OPEC’s mission to implement last week’s historic deal to curb production for the first time in eight years just got a little bit harder after three of its African members increased output in November.
Crude production from the Organization of Petroleum Exporting Countries rose to a record 34.16 million barrels a day in November with gains led by Angola, according to a Bloomberg News survey of analysts, oil companies and ship-tracking data. That’s up from a revised 33.96 million barrels a day in October.
Nigeria and Libya — which aren’t bound by the OPEC cuts because their output has suffered from sanctions and oil infrastructure sabotage — also boosted production by a combined 140,000 barrels a day last month.

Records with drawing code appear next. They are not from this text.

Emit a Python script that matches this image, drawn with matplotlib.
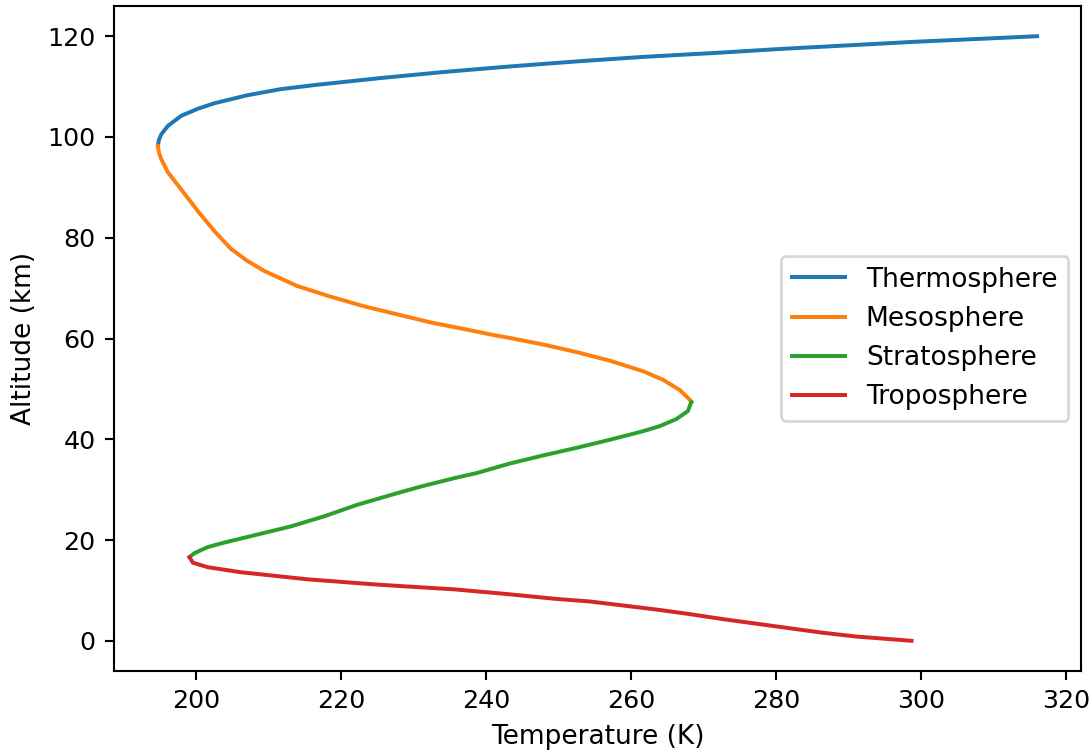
import numpy as np
import matplotlib
matplotlib.use('Agg')
import matplotlib.pyplot as plt

DPI = 190

# temperature profile of each layer, (temperature K, altitude km)
thermo_T = [194.78, 194.9, 195.23, 196.15, 197.98, 200.27, 202.57, 207.15, 211.73,
            216.32, 220.89, 225.5, 234.2, 243.3, 252.5, 261.7, 271.8, 280.9,
            290.1, 299.2, 308.4, 316.0]
thermo_h = [98.2, 99.4, 100.5, 102.2, 104.2, 105.6, 106.7, 108.3, 109.5,
            110.3, 111.0, 111.7, 112.9, 114.0, 115.0, 115.9, 116.7, 117.5,
            118.2, 118.9, 119.5, 120.0]

meso_T = [194.78, 194.9, 195.23, 196.15, 197.98, 200.27, 202.57, 204.85, 207.0,
          209.44, 214.02, 218.6, 223.19, 227.77, 232.35, 236.93, 241.0, 243.34,
          247.93, 252.51, 257.09, 261.68, 264.43, 266.71, 268.08, 268.32]
meso_h = [98.2, 97.0, 95.6, 93.0, 89.6, 85.3, 81.3, 77.8, 75.5,
          73.4, 70.4, 68.3, 66.4, 64.8, 63.2, 61.9, 60.7, 60.1,
          58.8, 57.3, 55.6, 53.5, 51.8, 49.8, 47.9, 47.4]

strato_T = [268.32, 267.86, 266.25, 263.96, 261.68, 257.09, 252.51, 247.93, 243.34,
            238.76, 235.7, 231.0, 227.77, 222.27, 217.69, 213.1, 208.52, 203.95,
            201.65, 199.82, 199.13]
strato_h = [47.4, 45.6, 44.0, 42.6, 41.6, 39.9, 38.3, 36.8, 35.2,
            33.3, 32.3, 30.6, 29.3, 27.0, 24.7, 22.7, 21.1, 19.5,
            18.6, 17.4, 16.6]

tropo_T = [199.13, 199.59, 201.65, 206.23, 210.82, 215.4, 219.97, 224.56, 227.77,
           235.7, 242.7, 249.76, 254.34, 258.93, 263.51, 268.08, 272.67, 277.25,
           281.83, 286.42, 290.99, 295.57, 298.69]
tropo_h = [16.6, 15.5, 14.6, 13.6, 12.9, 12.2, 11.7, 11.2, 10.9,
           10.2, 9.3, 8.3, 7.8, 7.0, 6.2, 5.3, 4.3, 3.4,
           2.5, 1.6, 0.85, 0.34, 0.0]

fig = plt.figure(figsize=(1091 / DPI, 755 / DPI), dpi=DPI)
ax = fig.add_axes([114 / 1091, 84 / 755, 967 / 1091, 665 / 755])

ax.plot(thermo_T, thermo_h, label='Thermosphere')
ax.plot(meso_T, meso_h, label='Mesosphere')
ax.plot(strato_T, strato_h, label='Stratosphere')
ax.plot(tropo_T, tropo_h, label='Troposphere')

ax.tick_params(labelsize=9.6)
ax.set_xlabel('Temperature (K)')
ax.set_ylabel('Altitude (km)')
ax.legend(loc='center right')

fig.savefig('out.png', dpi=DPI)
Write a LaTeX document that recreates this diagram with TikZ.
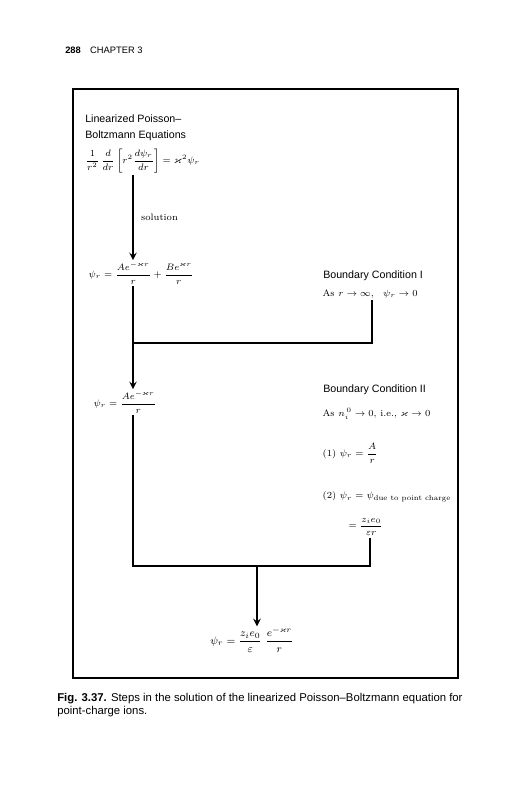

OPEC will implement those cuts from Jan. 1 with the help of Russia, which has vowed to slash its own output by 300,000 barrels a day, the same as the combined reduction proposed for other non-OPEC nations. OPEC is holding talks with non-OPEC nations on Dec. 10 in Vienna to ink a deal.
Angola’s output increased by 170,000 barrels a day, with volumes rebounding following field maintenance in October. Iran’s output stayed relatively steady at 3.67 million barrels a day while Saudi Arabia’s, OPEC’s de-facto leader, lowered its daily production by 50,000 barrels to 10.53 million.